-- Entries supplied --
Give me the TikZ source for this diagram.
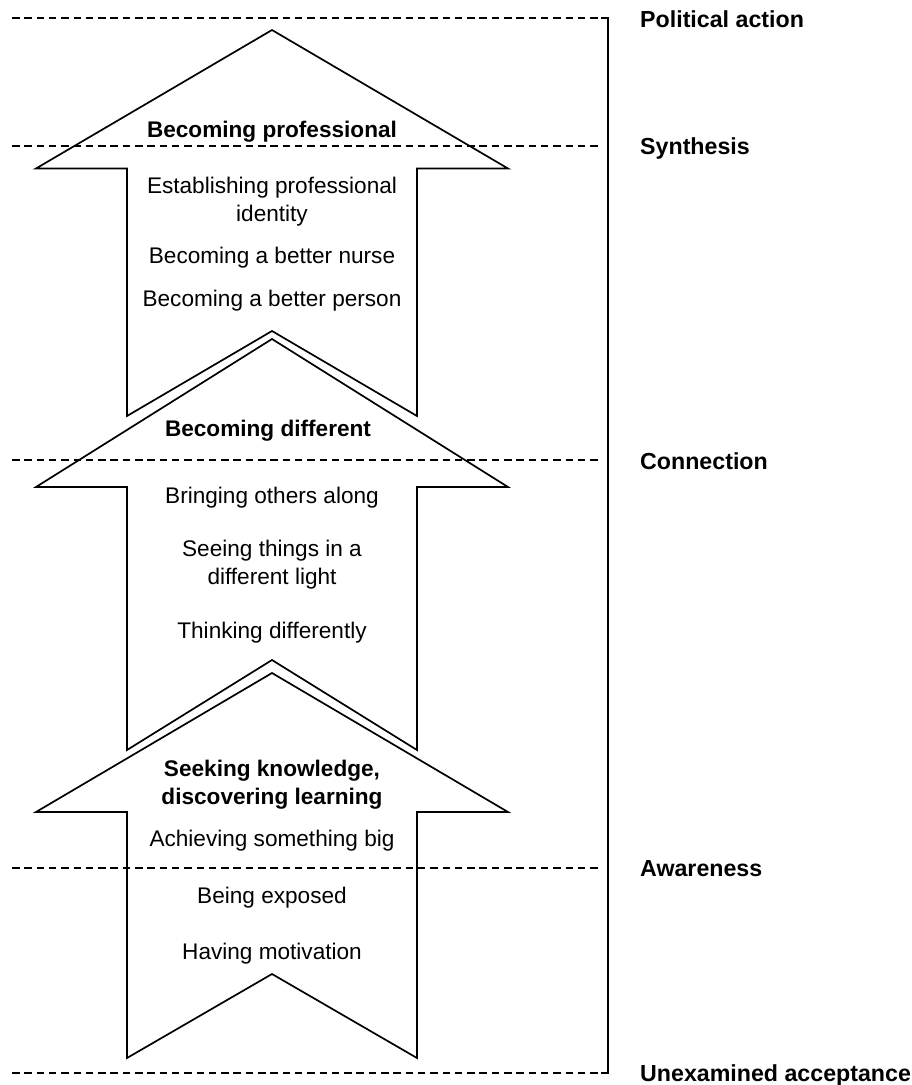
\documentclass[tikz,border=0pt]{standalone}
\usepackage{fontspec}
\setmainfont{Liberation Sans}
\begin{document}
\begin{tikzpicture}[x=1pt,y=-1pt,
  arrowshape/.style={draw=black,line width=1.7pt,line join=miter},
  level/.style={dash pattern=on 7.5pt off 4.8pt,line width=1.5pt},
  bracket/.style={line width=1.5pt},
  txt/.style={inner sep=0pt,align=center,font=\fontsize{22.6}{28}\selectfont},
  head/.style={txt,font=\fontsize{22.6}{28}\selectfont\bfseries},
  lbl/.style={inner sep=0pt,anchor=west,font=\fontsize{23.2}{27}\selectfont\bfseries}]
\useasboundingbox (0,0) rectangle (912,1085);
% levels
\foreach \yy in {18,146,460,868,1073}{
  \draw[level] (12,\yy) -- (602,\yy);
}
\coordinate (btop) at (608,18);
\coordinate (bbot) at (608,1073);
\draw[bracket] (601,18) -- (btop) -- (bbot) -- (601,1073);
% arrows
\draw[arrowshape] (272,30) -- (508,168.5) -- (417,168.5) -- (417,416) -- (272,331) -- (127,416) -- (127,168.5) -- (36,168.5) -- cycle;
\draw[arrowshape] (272,339) -- (508,487) -- (417,487) -- (417,750) -- (272,660) -- (127,750) -- (127,487) -- (36,487) -- cycle;
\draw[arrowshape] (272,673) -- (508,812) -- (417,812) -- (417,1058) -- (272,974) -- (127,1058) -- (127,812) -- (36,812) -- cycle;
% arrow texts
\node[head] (h1) at (272,132) {Becoming professional};
\node[txt] (a1) at (272,202) {Establishing professional\\identity};
\node[txt] (a2) at (272,258) {Becoming a better nurse};
\node[txt] (a3) at (272,301) {Becoming a better person};
\node[head] (h2) at (268,431) {Becoming different};
\node[txt] (b1) at (272,498) {Bringing others along};
\node[txt] (b2) at (272,565) {Seeing things in a\\different light};
\node[txt] (b3) at (272,633) {Thinking differently};
\node[head] (h3) at (272,784.5) {Seeking knowledge,\\discovering learning};
\node[txt] (c1) at (272,841) {Achieving something big};
\node[txt] (c2) at (272,898) {Being exposed};
\node[txt] (c3) at (272,954) {Having motivation};
% level labels
\node[lbl] (l1) at (640,19) {Political action};
\node[lbl] (l2) at (640,148) {Synthesis};
\node[lbl] (l3) at (640,461) {Connection};
\node[lbl] (l4) at (640,869) {Awareness};
\node[lbl] (l5) at (640,1075) {Unexamined acceptance};
\end{tikzpicture}
\end{document}
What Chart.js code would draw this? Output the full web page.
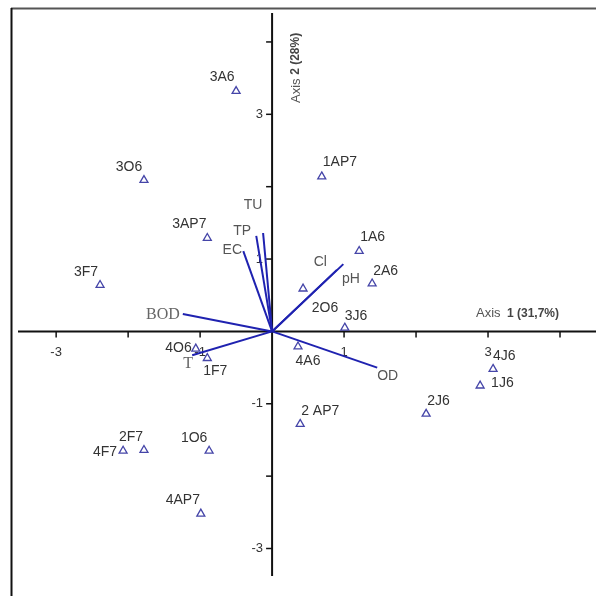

-- Task objective --
Go through the records and show every line with the string "this" in it.

-- Reply --
Give me the TikZ source for this diagram.
What Chart.js code would draw this? Output the full web page.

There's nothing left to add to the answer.